WHAT IS EXPECTED: Leave out the pictures and copy everything else in the entries exactly.

## Start DATASET ROWS

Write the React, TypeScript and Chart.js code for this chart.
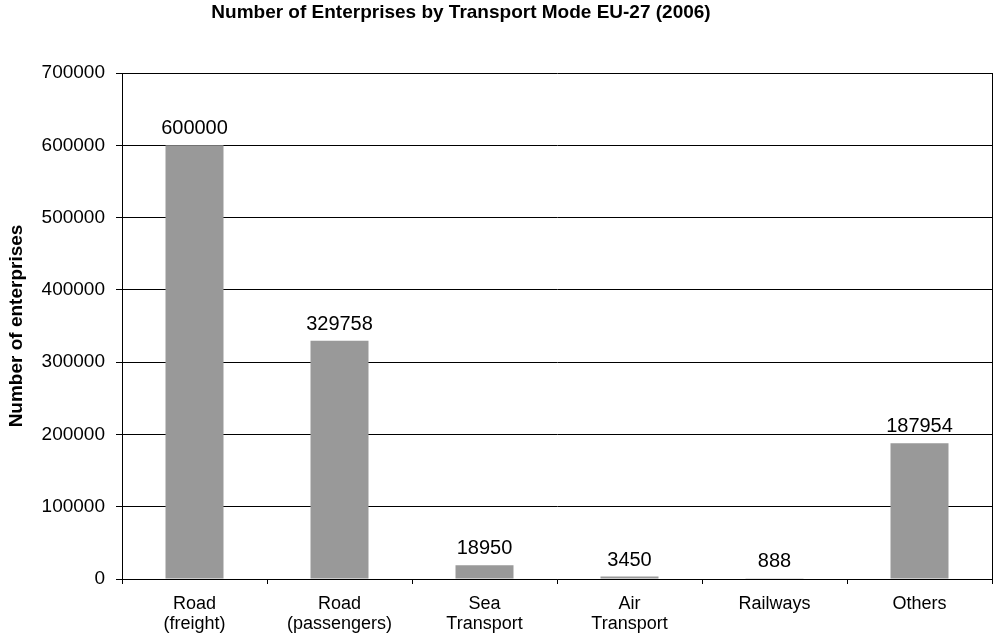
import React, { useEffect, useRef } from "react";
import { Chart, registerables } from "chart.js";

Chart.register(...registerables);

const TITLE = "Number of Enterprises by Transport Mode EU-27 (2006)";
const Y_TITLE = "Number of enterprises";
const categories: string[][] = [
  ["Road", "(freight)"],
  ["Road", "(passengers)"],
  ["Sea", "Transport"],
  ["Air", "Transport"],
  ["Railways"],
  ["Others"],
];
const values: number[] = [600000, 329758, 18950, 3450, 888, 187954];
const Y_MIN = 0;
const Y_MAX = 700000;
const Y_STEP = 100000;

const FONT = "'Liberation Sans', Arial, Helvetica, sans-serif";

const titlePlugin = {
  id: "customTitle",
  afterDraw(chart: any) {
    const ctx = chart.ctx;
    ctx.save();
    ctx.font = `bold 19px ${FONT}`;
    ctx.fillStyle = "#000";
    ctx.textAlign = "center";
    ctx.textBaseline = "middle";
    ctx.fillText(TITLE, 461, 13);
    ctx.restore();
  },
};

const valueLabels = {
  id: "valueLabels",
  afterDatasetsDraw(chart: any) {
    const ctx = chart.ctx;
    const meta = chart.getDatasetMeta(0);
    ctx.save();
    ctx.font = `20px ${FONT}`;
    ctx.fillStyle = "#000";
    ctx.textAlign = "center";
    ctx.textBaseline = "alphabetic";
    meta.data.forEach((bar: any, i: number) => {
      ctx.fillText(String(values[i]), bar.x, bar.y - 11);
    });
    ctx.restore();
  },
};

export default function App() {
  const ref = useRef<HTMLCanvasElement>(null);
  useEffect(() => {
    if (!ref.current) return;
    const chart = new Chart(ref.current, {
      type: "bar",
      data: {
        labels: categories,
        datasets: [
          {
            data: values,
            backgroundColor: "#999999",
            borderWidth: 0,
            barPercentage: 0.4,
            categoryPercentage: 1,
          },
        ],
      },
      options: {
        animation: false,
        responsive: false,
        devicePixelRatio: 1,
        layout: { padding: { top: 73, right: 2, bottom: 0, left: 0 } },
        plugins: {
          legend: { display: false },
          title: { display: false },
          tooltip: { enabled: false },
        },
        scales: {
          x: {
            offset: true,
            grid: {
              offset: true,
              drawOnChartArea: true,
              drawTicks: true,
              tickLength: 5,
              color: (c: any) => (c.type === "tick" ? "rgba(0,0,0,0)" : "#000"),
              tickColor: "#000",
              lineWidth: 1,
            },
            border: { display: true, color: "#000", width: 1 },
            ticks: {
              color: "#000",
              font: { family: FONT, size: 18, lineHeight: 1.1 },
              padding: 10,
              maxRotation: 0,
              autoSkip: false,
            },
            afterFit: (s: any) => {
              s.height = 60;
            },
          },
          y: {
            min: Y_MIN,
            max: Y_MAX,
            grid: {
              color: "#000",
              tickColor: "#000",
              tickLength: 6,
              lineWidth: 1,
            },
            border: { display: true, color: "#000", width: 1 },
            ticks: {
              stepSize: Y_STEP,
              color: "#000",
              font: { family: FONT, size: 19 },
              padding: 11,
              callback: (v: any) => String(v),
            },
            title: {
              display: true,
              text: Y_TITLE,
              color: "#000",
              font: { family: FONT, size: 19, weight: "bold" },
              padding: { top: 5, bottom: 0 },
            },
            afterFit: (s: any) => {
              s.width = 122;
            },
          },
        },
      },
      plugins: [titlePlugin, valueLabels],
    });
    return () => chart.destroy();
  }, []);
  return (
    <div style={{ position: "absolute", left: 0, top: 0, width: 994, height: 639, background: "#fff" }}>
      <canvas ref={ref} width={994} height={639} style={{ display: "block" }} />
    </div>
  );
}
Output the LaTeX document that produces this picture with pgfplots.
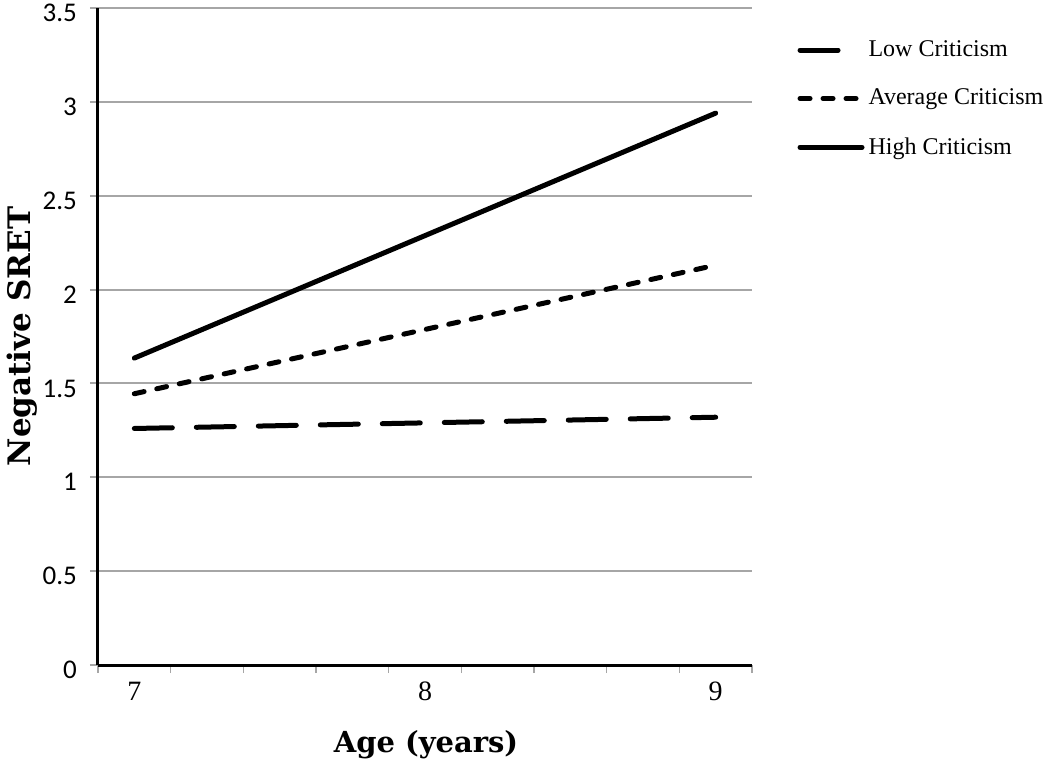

## End DATASET ROWS

SOLUTION:
Write the React, TypeScript and Chart.js code for this chart.
import React, { useEffect, useRef } from "react";
import { Chart, registerables } from "chart.js";

Chart.register(...registerables);

const TITLE = "Number of Enterprises by Transport Mode EU-27 (2006)";
const Y_TITLE = "Number of enterprises";
const categories: string[][] = [
  ["Road", "(freight)"],
  ["Road", "(passengers)"],
  ["Sea", "Transport"],
  ["Air", "Transport"],
  ["Railways"],
  ["Others"],
];
const values: number[] = [600000, 329758, 18950, 3450, 888, 187954];
const Y_MIN = 0;
const Y_MAX = 700000;
const Y_STEP = 100000;

const FONT = "'Liberation Sans', Arial, Helvetica, sans-serif";

const titlePlugin = {
  id: "customTitle",
  afterDraw(chart: any) {
    const ctx = chart.ctx;
    ctx.save();
    ctx.font = `bold 19px ${FONT}`;
    ctx.fillStyle = "#000";
    ctx.textAlign = "center";
    ctx.textBaseline = "middle";
    ctx.fillText(TITLE, 461, 13);
    ctx.restore();
  },
};

const valueLabels = {
  id: "valueLabels",
  afterDatasetsDraw(chart: any) {
    const ctx = chart.ctx;
    const meta = chart.getDatasetMeta(0);
    ctx.save();
    ctx.font = `20px ${FONT}`;
    ctx.fillStyle = "#000";
    ctx.textAlign = "center";
    ctx.textBaseline = "alphabetic";
    meta.data.forEach((bar: any, i: number) => {
      ctx.fillText(String(values[i]), bar.x, bar.y - 11);
    });
    ctx.restore();
  },
};

export default function App() {
  const ref = useRef<HTMLCanvasElement>(null);
  useEffect(() => {
    if (!ref.current) return;
    const chart = new Chart(ref.current, {
      type: "bar",
      data: {
        labels: categories,
        datasets: [
          {
            data: values,
            backgroundColor: "#999999",
            borderWidth: 0,
            barPercentage: 0.4,
            categoryPercentage: 1,
          },
        ],
      },
      options: {
        animation: false,
        responsive: false,
        devicePixelRatio: 1,
        layout: { padding: { top: 73, right: 2, bottom: 0, left: 0 } },
        plugins: {
          legend: { display: false },
          title: { display: false },
          tooltip: { enabled: false },
        },
        scales: {
          x: {
            offset: true,
            grid: {
              offset: true,
              drawOnChartArea: true,
              drawTicks: true,
              tickLength: 5,
              color: (c: any) => (c.type === "tick" ? "rgba(0,0,0,0)" : "#000"),
              tickColor: "#000",
              lineWidth: 1,
            },
            border: { display: true, color: "#000", width: 1 },
            ticks: {
              color: "#000",
              font: { family: FONT, size: 18, lineHeight: 1.1 },
              padding: 10,
              maxRotation: 0,
              autoSkip: false,
            },
            afterFit: (s: any) => {
              s.height = 60;
            },
          },
          y: {
            min: Y_MIN,
            max: Y_MAX,
            grid: {
              color: "#000",
              tickColor: "#000",
              tickLength: 6,
              lineWidth: 1,
            },
            border: { display: true, color: "#000", width: 1 },
            ticks: {
              stepSize: Y_STEP,
              color: "#000",
              font: { family: FONT, size: 19 },
              padding: 11,
              callback: (v: any) => String(v),
            },
            title: {
              display: true,
              text: Y_TITLE,
              color: "#000",
              font: { family: FONT, size: 19, weight: "bold" },
              padding: { top: 5, bottom: 0 },
            },
            afterFit: (s: any) => {
              s.width = 122;
            },
          },
        },
      },
      plugins: [titlePlugin, valueLabels],
    });
    return () => chart.destroy();
  }, []);
  return (
    <div style={{ position: "absolute", left: 0, top: 0, width: 994, height: 639, background: "#fff" }}>
      <canvas ref={ref} width={994} height={639} style={{ display: "block" }} />
    </div>
  );
}
Output the LaTeX document that produces this picture with pgfplots.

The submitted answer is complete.